Jan Prokop made her West Coast opera debut with the Opera Eugene singing a "sympathetic and seductive portrayal" (Eugene Register-Guard) of the effervescent Musetta in La Boheme and has appeared throughout the country as Susanna in The Marriage of Figaro. She was the soprano soloist in performances of The Messiah at the National Cathedral in Washington, D.C. The Washington Post hailed these performances as "(bringing) to mind the great tradition of British oratorio singers with her dark lower register, warm vibrato and silvery high notes". The concert was later broadcast on National Public radio.

Following her appearance in the Bach Magnificat with Bach Society of St. Louis, the St. Louis Post-Dispatch called her "…a stylish singer, concerned as much with the communicative treatment of words as with rich sonority and shapely phrasing". Most recently she joined the Berliner Cappella Chor and Kammerorchester for their performance of the Marienvespers of 1610 by Monteverdi.

Equally at home on the musical theater stage, she has enjoyed successes as Johanna in Sweeney Todd, Gooch in Mame, Maria in The Sound of Music, Lizzie in 110 in the Shade, and as Camelot's Queen Guenevere. She has appeared with the Augusta Opera, the Opera Theatre of St. Louis, Kansas City's Starlight Theatre, St. Louis MUNY, and the Festival Lyrique de Belle Ile en Mer. Some highlights are A Little Night Music, Albert Herring, Bye, Bye, Birdie, My Fair Lady & Carnival. Jan's many operatic roles include Adele in Die Fledermaus, Anne Page in The Merry Wives of Windsor, Zerlina in Don Giovanni and Gilda in Rigoletto.

Jan is also a champion of 20th century music.

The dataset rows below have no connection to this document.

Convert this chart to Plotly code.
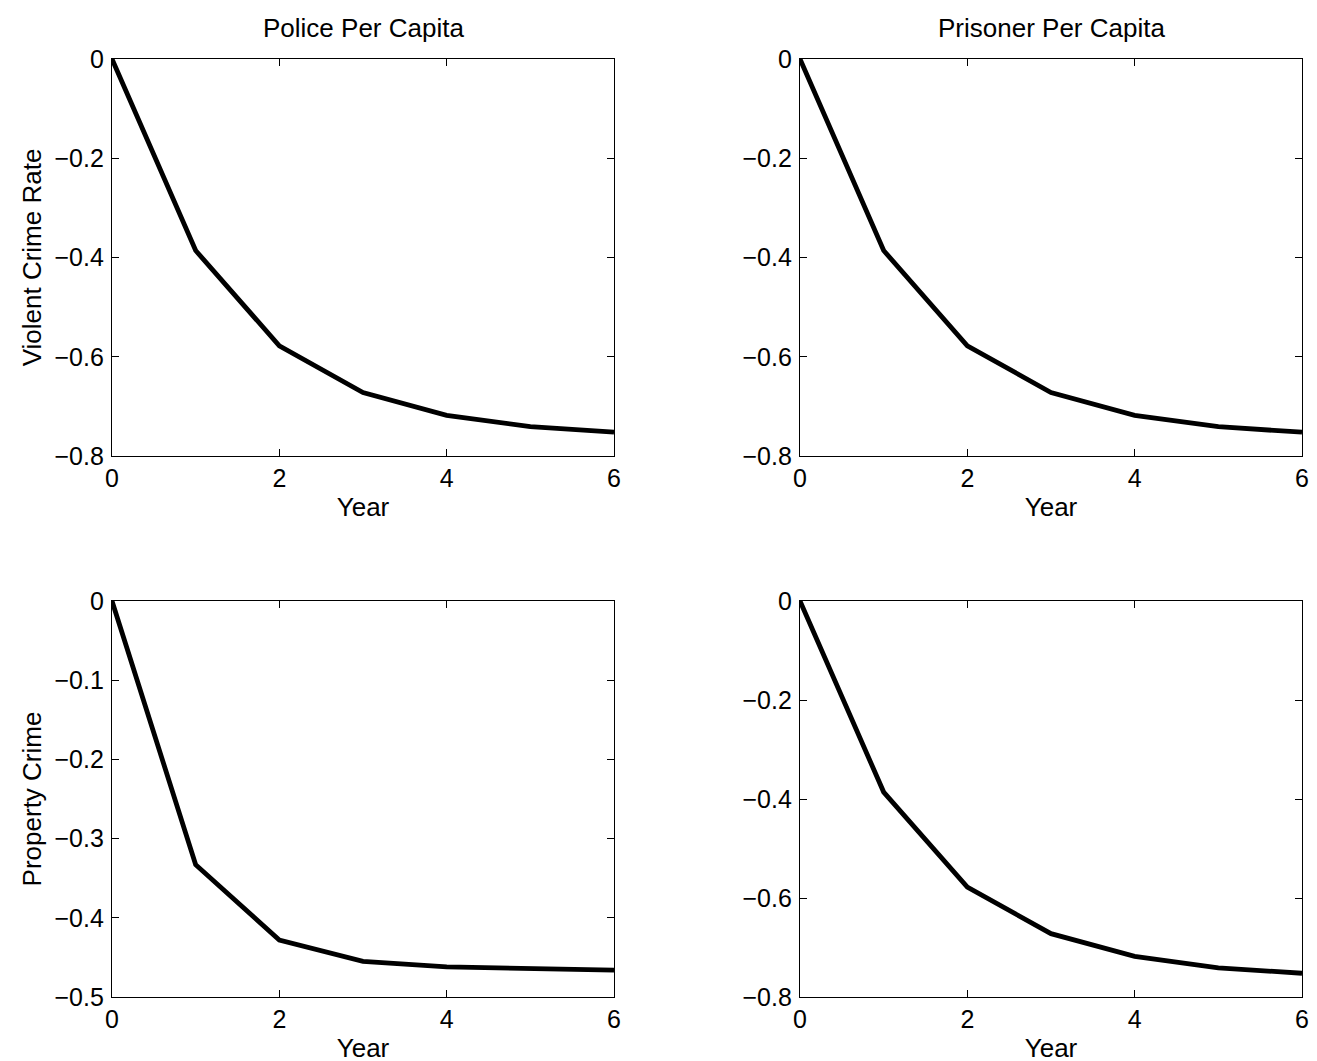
import plotly.graph_objects as go

years = [0, 1, 2, 3, 4, 5, 6]
violent_police = [0, -0.386, -0.578, -0.672, -0.718, -0.741, -0.752]
violent_prisoner = [0, -0.386, -0.578, -0.672, -0.718, -0.741, -0.752]
property_police = [0, -0.333, -0.428, -0.455, -0.462, -0.464, -0.466]
property_prisoner = [0, -0.386, -0.578, -0.672, -0.718, -0.741, -0.752]

titles = ["Police Per Capita", "Prisoner Per Capita"]
ylabels = ["Violent Crime Rate", "Property Crime"]
x_ticks = [0, 2, 4, 6]

W, H = 1317, 1061
FONT = "Liberation Sans, Arial, Helvetica, sans-serif"
FS = 25
TFS = 26

xdoms = [[104 / W, 606 / W], [792 / W, 1294 / W]]
ydoms = [[1 - 448 / H, 1 - 51 / H], [1 - 989 / H, 1 - 593 / H]]

panels = [
    (0, 0, violent_police, [-0.8, 0], [0, -0.2, -0.4, -0.6, -0.8]),
    (0, 1, violent_prisoner, [-0.8, 0], [0, -0.2, -0.4, -0.6, -0.8]),
    (1, 0, property_police, [-0.5, 0], [0, -0.1, -0.2, -0.3, -0.4, -0.5]),
    (1, 1, property_prisoner, [-0.8, 0], [0, -0.2, -0.4, -0.6, -0.8]),
]

fig = go.Figure()
layout = {}
for i, (r, c, vals, yr, yt) in enumerate(panels):
    n = i + 1
    xa = "x" if n == 1 else f"x{n}"
    ya = "y" if n == 1 else f"y{n}"
    fig.add_trace(go.Scatter(x=years, y=vals, mode="lines",
                             line=dict(color="black", width=4.8),
                             xaxis=xa, yaxis=ya, showlegend=False,
                             cliponaxis=True))
    common = dict(showline=True, linecolor="black", linewidth=1.3, mirror="allticks",
                  ticks="inside", ticklen=7, tickwidth=1, tickcolor="black",
                  showgrid=False, zeroline=False, automargin=False,
                  tickfont=dict(family=FONT, size=FS, color="black"))
    layout["xaxis" if n == 1 else f"xaxis{n}"] = dict(
        common, domain=xdoms[c], range=[0, 6], tickvals=x_ticks,
        anchor=ya, ticklabelstandoff=0,
        title=dict(text="Year", font=dict(family=FONT, size=TFS, color="black"), standoff=6))
    ydict = dict(common, domain=ydoms[r], range=yr, tickvals=yt,
                 ticktext=[("0" if v == 0 else f"\u2212{abs(v):g}") for v in yt],
                 anchor=xa, ticklabelstandoff=2)
    if c == 0:
        ydict["title"] = dict(text=ylabels[r], font=dict(family=FONT, size=TFS, color="black"), standoff=5)
    layout["yaxis" if n == 1 else f"yaxis{n}"] = ydict

annotations = []
for c in range(2):
    annotations.append(dict(text=titles[c], xref="paper", yref="paper",
                            x=(xdoms[c][0] + xdoms[c][1]) / 2, y=ydoms[0][1],
                            xanchor="center", yanchor="bottom", yshift=14, showarrow=False,
                            font=dict(family=FONT, size=TFS, color="black")))

fig.update_layout(**layout)
fig.update_layout(template="none", width=W, height=H, margin=dict(l=0, r=0, t=0, b=0, autoexpand=False),
                  paper_bgcolor="white", plot_bgcolor="white",
                  annotations=annotations)
fig.write_html("out.html")
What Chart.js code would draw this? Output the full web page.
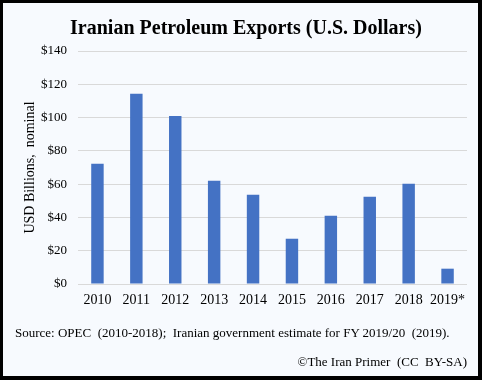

In addition to performing the traditional oratorio repertoire of Brahms' Ein Deutsches Requiem and The Lord Nelson Mass of Haydn, she has been the soloist in Poulenc's Gloria, the Magnificats of Berio and Pärt, St. Luke Passion of Penderecki, Orff's Carmina Burana, and Britten's Les Illuminations.

A popular recitalist, she has performed numerous times in New York City, St. Louis, Washington D.C., Le Palais (France), Jerusalem, and Curitiba and Brasilia, Brazil. A highlight of her concretizing was a recital with Jan Gippo, principle piccolo with the St. Louis Symphony, that was broadcast live from the St. Louis Botanical Gardens. Her South American debut was as a recitalist in São Paolo in a concert that included Brasilian folksongs and selections from the Great American Songbook.